В «Невском проспекте» Гоголь оставляет читателям ссылку на эту полемику: такие герои, как поручик Пирогов, «хвалят Булгарина, Пушкина и Греча и говорят с презрением и остроумными колкостями об А. А. Орлове» (III, 35), то есть поддерживают мнения «Пчелки», которая, после того как издание «Литературной Газеты» прекратилось, опять, как ни в чем не бывало, стала величать Пушкина «автором бессмертных творений», «первым нашим Поэтом», «счастливцем-гением», сравнивая его с Наполеоном или… самим Булгариным: «В одном берлинском журнале уверяют, что в России считаются ныне 5485 отечественных писателей, из коих редактору известны только двое: Александр Пушкин и Фаддей Булгарин…»[513]

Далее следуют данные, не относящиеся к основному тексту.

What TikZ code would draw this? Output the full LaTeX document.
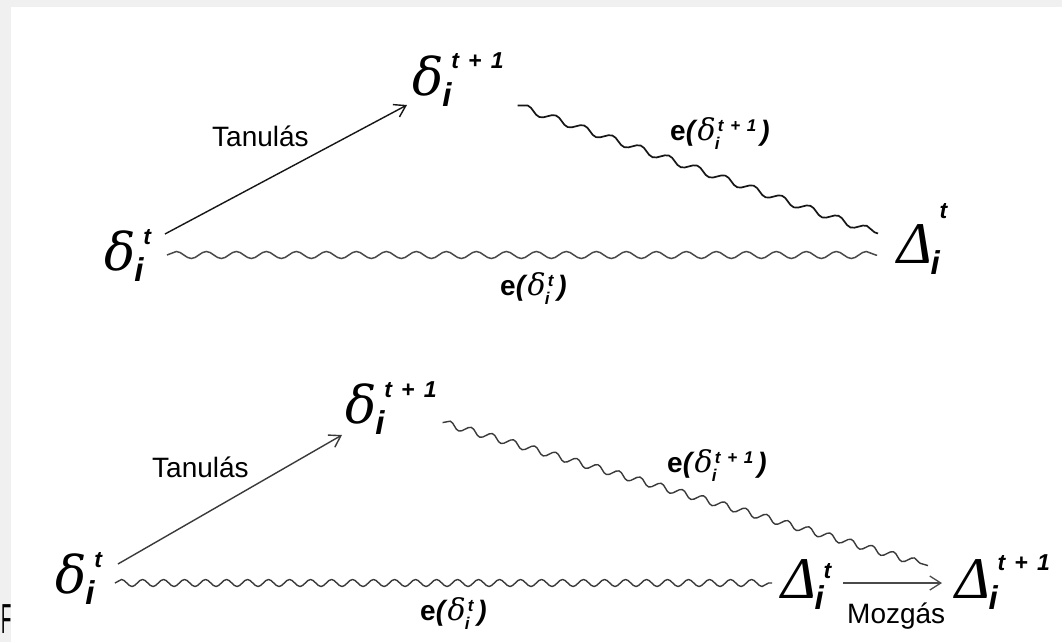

Этот литературно-полемический фон, на наш взгляд, позволяет иначе воспринимать образы немецких ремесленников. Так, в Петербурге Шиллер и Гофман – не писатели, а только ремесленники: это «не тот Шиллер, который написал “Вильгельма Телля” и “Историю Тридцатилетней войны”, но известный Шиллер, жестяных дел мастер в Мещанской улице. Возле Шиллера стоял Гофман, не писатель Гофман, но… сапожник с Офицерской улицы, большой приятель Шиллера» (III, 37). У подобного сопоставления великих и незначимых однофамильцев была реальная основа: тогда в Петербурге действительно проживали мастеровые Гофманы и Шиллеры.